Review: James Brown

James Brown, diagnosis Planets: the Distinct Connection IV, doctor 2011.
Oil and pencil on linen.
Courtesy of the artist and Texas Gallery.

James Brown: The Distinct Connection
Texas Gallery
September 20-November 3

Ivory and dense– black forms dance across the walls at Texas Gallery. Vibrating with stillness, James Brown’s painting series Planets: The Distinct Connection offers us a meditation on the cosmic and metaphysical.

Brown creates a rhythm of hundreds of spots that are interconnected by pencil lines, forming a matrix that grounds and reacts to the larger shapes on the picture plane. Like a cartographer of the extraterrestrial, Brown drafts the relation of planets, asteroids, and yawning black holes.

While the artist elects to use a limited palette and nearly all of the shapes could be described as round, he creates ample variety by emphasizing the asymmetry of the larger forms and their placement in the composition. Brown uses untreated linen to support his imagery, achieving an organic physicality that complements his biomorphic shapes.

The larger planetary forms allow the artist’s spontaneity to show; areas caked with impasto freeze Brown’s gesture, while some areas have a thin glaze of paint that creates ghost-like sensations. Passages that appear stain-like up close give the larger forms substance when viewed from afar.

The series Planets: The Distinct Connection is actually the ninth group of a larger series of 81 paintings.
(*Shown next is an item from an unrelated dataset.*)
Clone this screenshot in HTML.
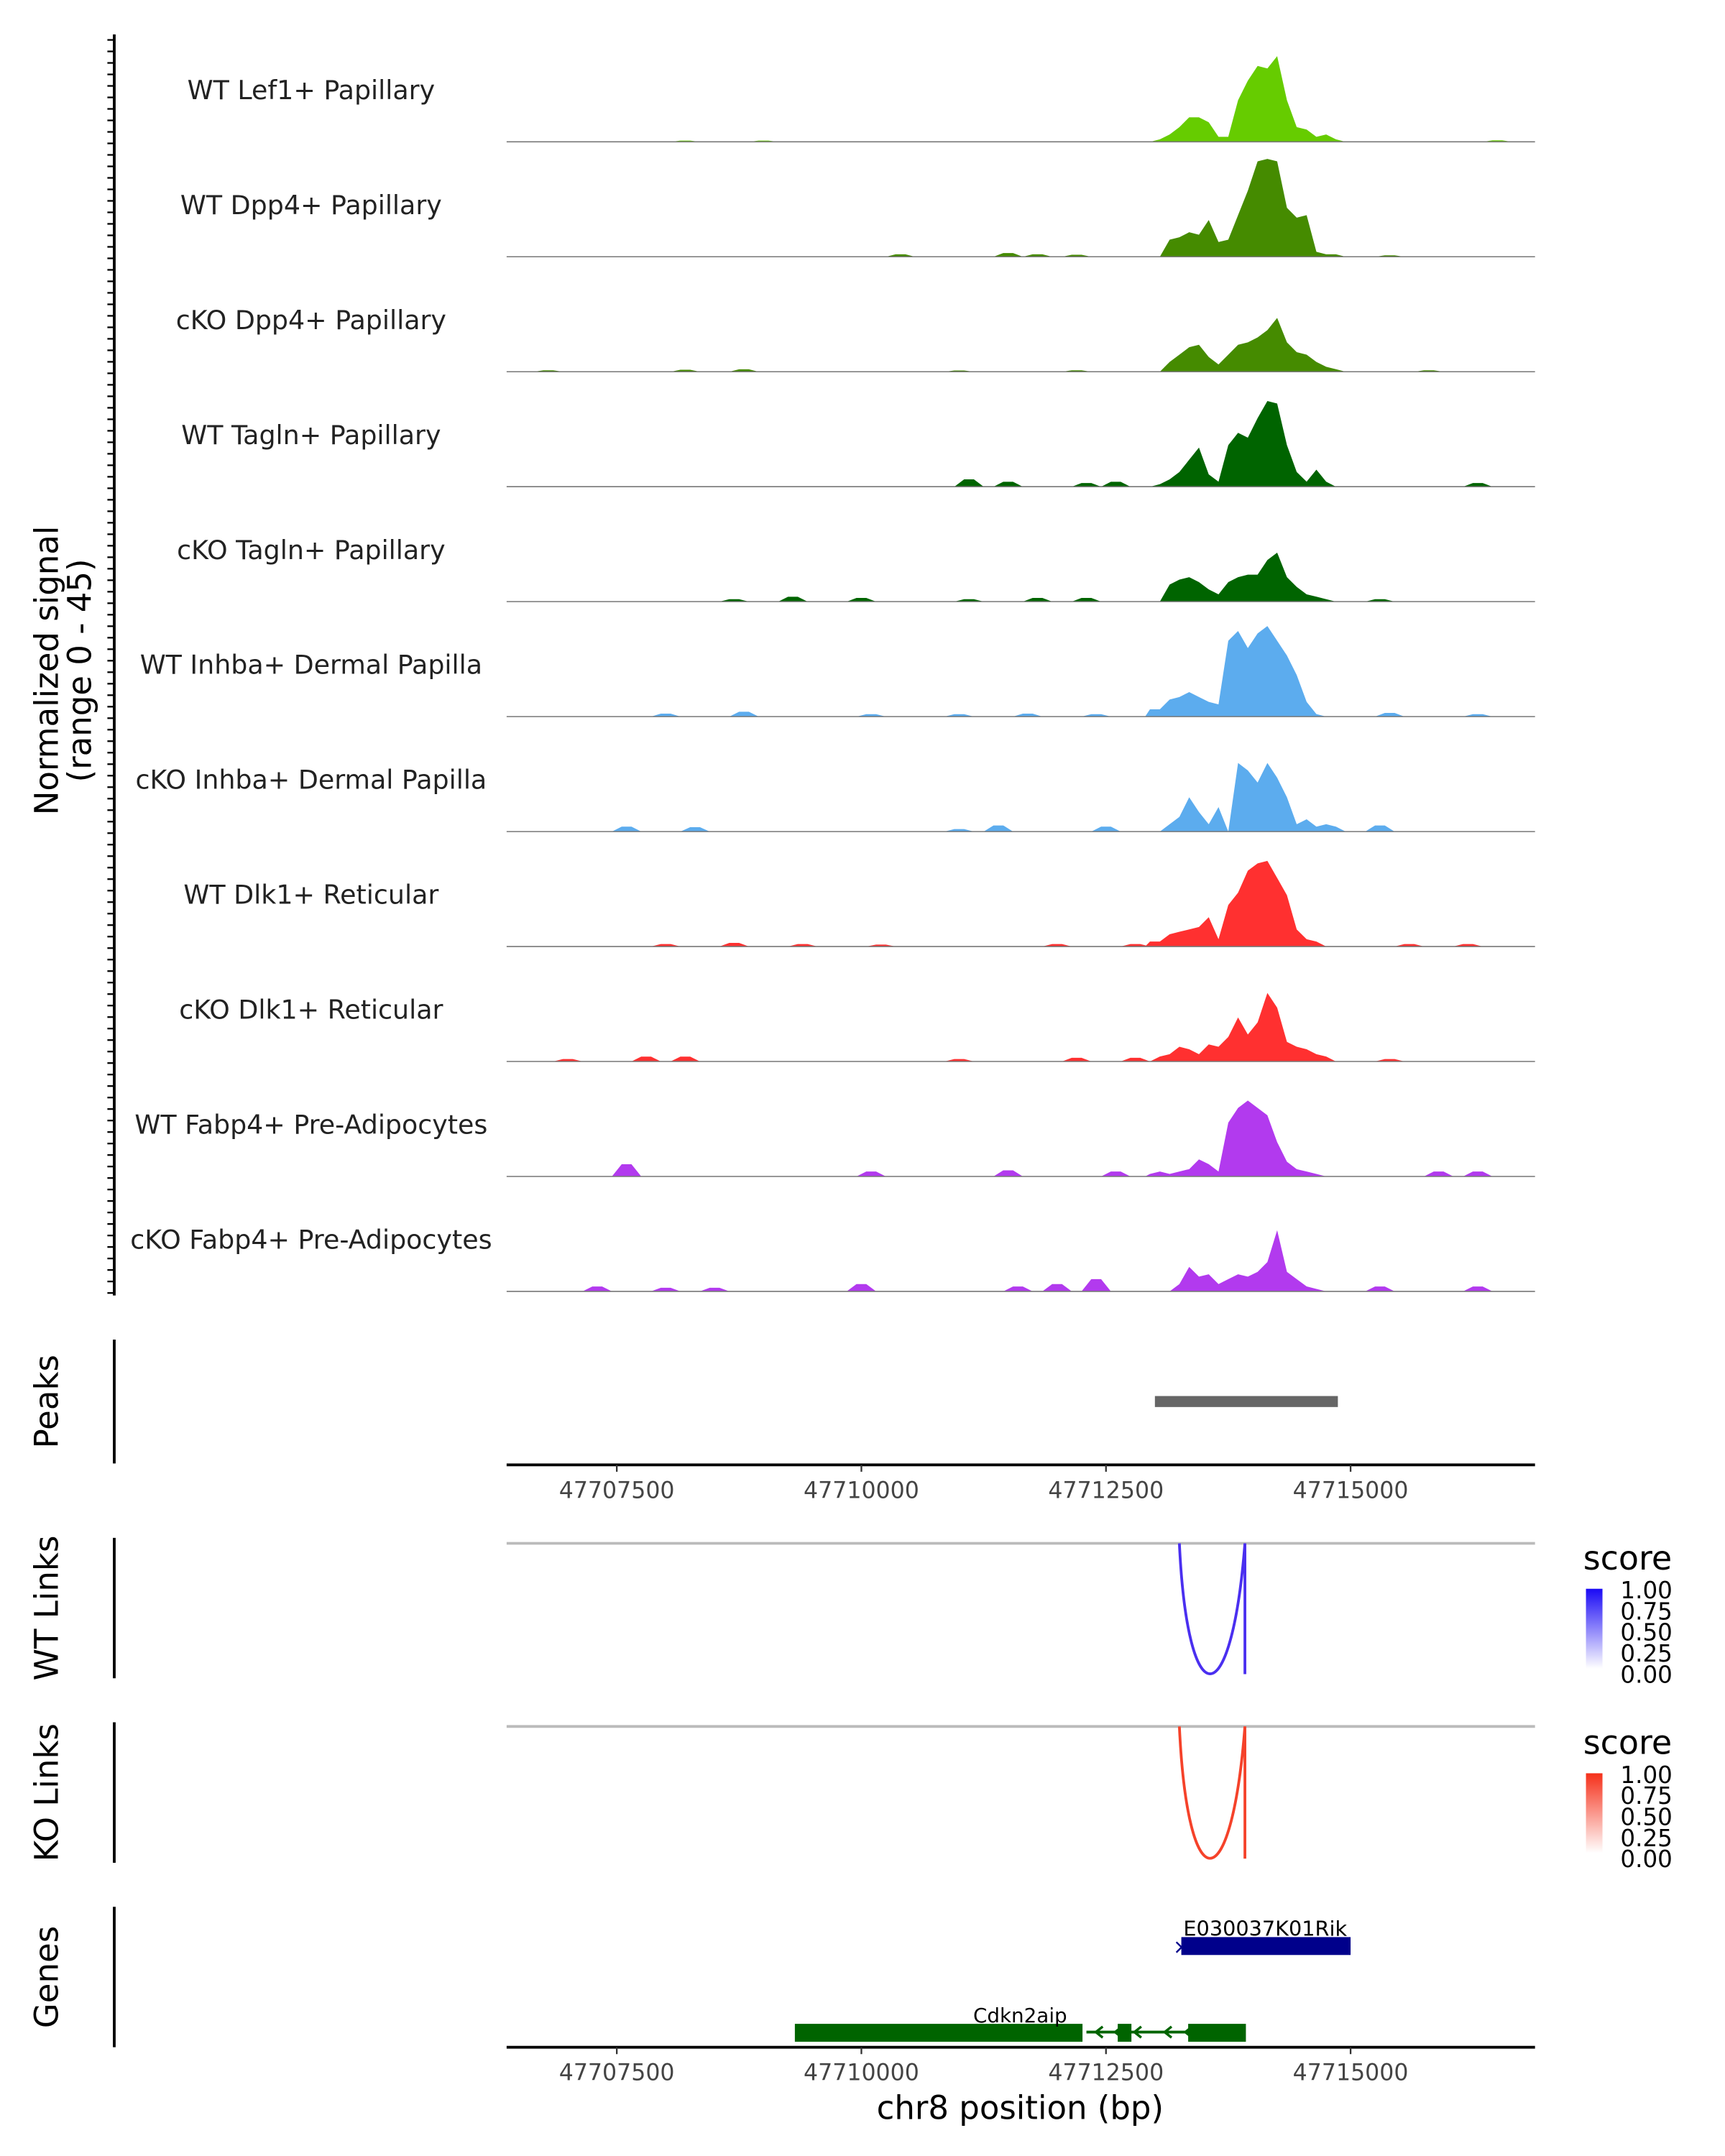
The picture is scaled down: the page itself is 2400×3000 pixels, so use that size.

Brown was inspired to respond to early 20th century English composer Gustav Holst’s composition The Planets, which was derived from the astrological qualities of the extraterrestrial planets in our solar system.

The inclusion of Brown’s earlier studies at the front of the exhibition space brings a welcome look into his process but also raises more questions. The studies are comparatively small, with the same untreated linen, which is occasionally folded – forming a different sort of network. We can see intimations of the planetary bodies seen throughout the space, but the presence of collaged images of snakes and hands prompts us to ponder his meaning further.

The progression of image size through the exhibition implies a sense of hierarchy. While the studies inform the Planets series, they are actually the preparation for a grand culmination in a tenth painting: The Realm of Chaos and Light: The Soul’s Distinct Connection. With the same vocabulary as the Planets paintings, this piece allows Brown a stunning eight-by-23 feet to show larger relationships between systems of forms. However, the title of this dominating piece suggests the previous nine paintings are part of a larger, heavenly system.

While it could be easy to retreat into formalism when viewing the exhibition, Brown implores us to consider the grander pleroma of what is simultaneously empty and infinite.

-GEOFF SMITH
Geoff Smith is a twenty-something arts enthusiast, printmaker, and occasional curator.